Friday the 13th Part 2 is basically a day in the life of some pre-AIDS-era teenagers (they go on a nature trail, swim in a lake, trespass in a haunted house, then proceed to drink lots beer and try to screw each other). Single-minded in its desire to please the horror crowd, the film seeks to accomplish a checklist of things almost by rote: a gorgeous girl with a perfect body and limited acting ability goes skinny dipping at night; a kid in a wheelchair gets a machete in the face and is hurled down a flight of stairs; a pair of star-crossed lovers winds up getting harpooned by Jason after they’ve orgasmed; and a prolonged chase where the level-headed main female character (Amy Steel, in an enjoyably low-key and naturalistic performance that recalls Jamie Lee Curtis in Halloween) is pursued by a mongoloid killer with a potato sack over his head. It’s entertainment in the carnival sense of the word, reminiscent of country-fair haunted houses, which admittedly has a kind of charm all its own.

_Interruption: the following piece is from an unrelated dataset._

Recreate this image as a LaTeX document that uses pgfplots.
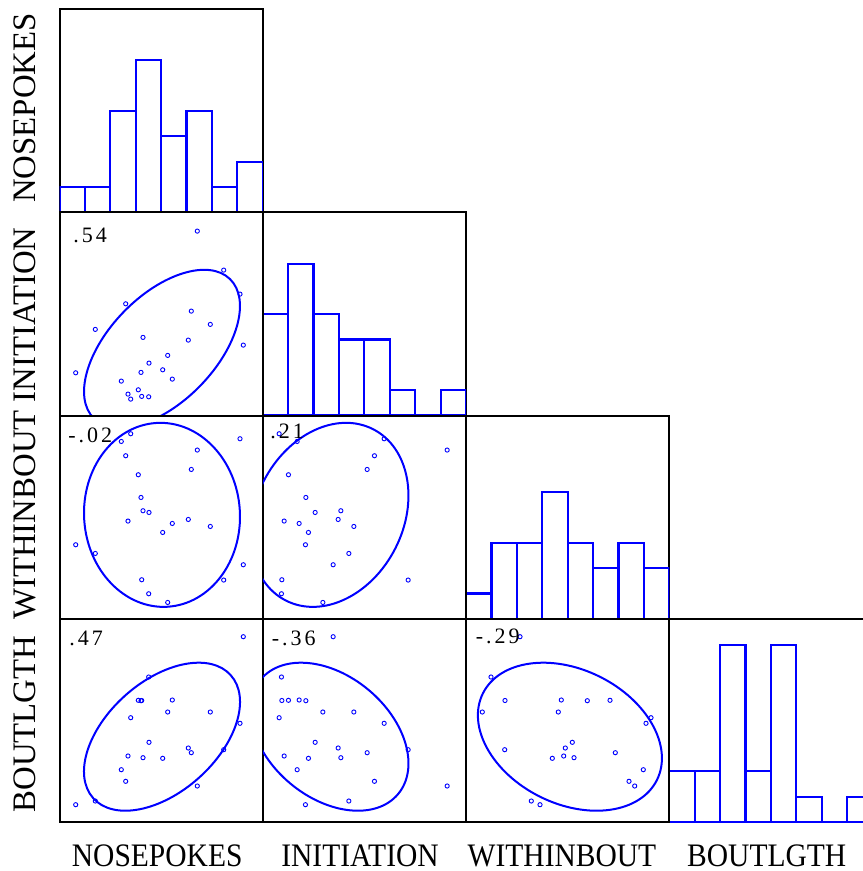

Friday the 13th Part 2 never aspires to be termite art. The gore set pieces are handled in workmanlike fashion, with POV shots and heavy breathing slowly building up to a false scare (with a cat or best friend jumping out), followed by a mortifying glimpse of sadistic killing. By now, everyone knows what to expect from this kind of movie, but what’s surprising is how the low-budget rawness, cheap film stock bubbling over with grain, and washed-out lighting schemes give the film a kind of base in reality. As for the old argument that these films are conservative relics of the Reagan era, where sex equals death, well, the victims at least seem to be having a good time before they get picked off. The imagined terrors of a bag-headed moron with an axe are ultimately far more pleasing as cathartic scares than the real-life terrors that emerged from the American political landscape of the past 20 years. Steel’s Ginny says it best: “What if there is some kind of boy-beast running around Camp Crystal Lake? What would he be like today? Some kind of frightened retard?”
This is a nice transfer of a print that, for the most part, doesn't look churned out of the grindhouse. That said, grain and muddy blacks are evident. The 5.1 surround audio is pristine, without any noticeable hiss or crackle.
An 11-minute interview with Peter Bracke, who wrote the coffee table tome Crystal Lake Memories: The Complete History of Friday the 13th offers pleasing anecdotes from an erudite (and sane) fan who considers why this B-movie franchise is "important" as part of the second golden age of horror, after the Universal classics of the 1940s. He dwells less on the lascivious gore and more on how Friday the 13th Part 2 became the boilerplate structure for the modern slasher film. Elsewhere, the featurettes "Friday's Legacy: Horror Conventions" and "Jason Forever" showcase panels and interviews with various actors, crewmembers, vendors, and programmers, as well as footage from the various fan events throughout the country. If you attend these gatherings, there's probably nothing new here, and more casual viewers will probably find it snooze-inducing. When an audience member asks the various actors who played Jason who slashed through the most victims on screen, one of them sighs, "They all start to run together eventually." Rounding out the DVD is a theatrical trailer and a forgettable short film, Lost Tales from Camp Blood - Part 2, which incorporates the music and "kill-kill-kill" sound effects from the Friday the 13th series.
Friday the 13th Part 2 is more existential than mumblecore art house cinema, paring life down to the basics: fucking and death.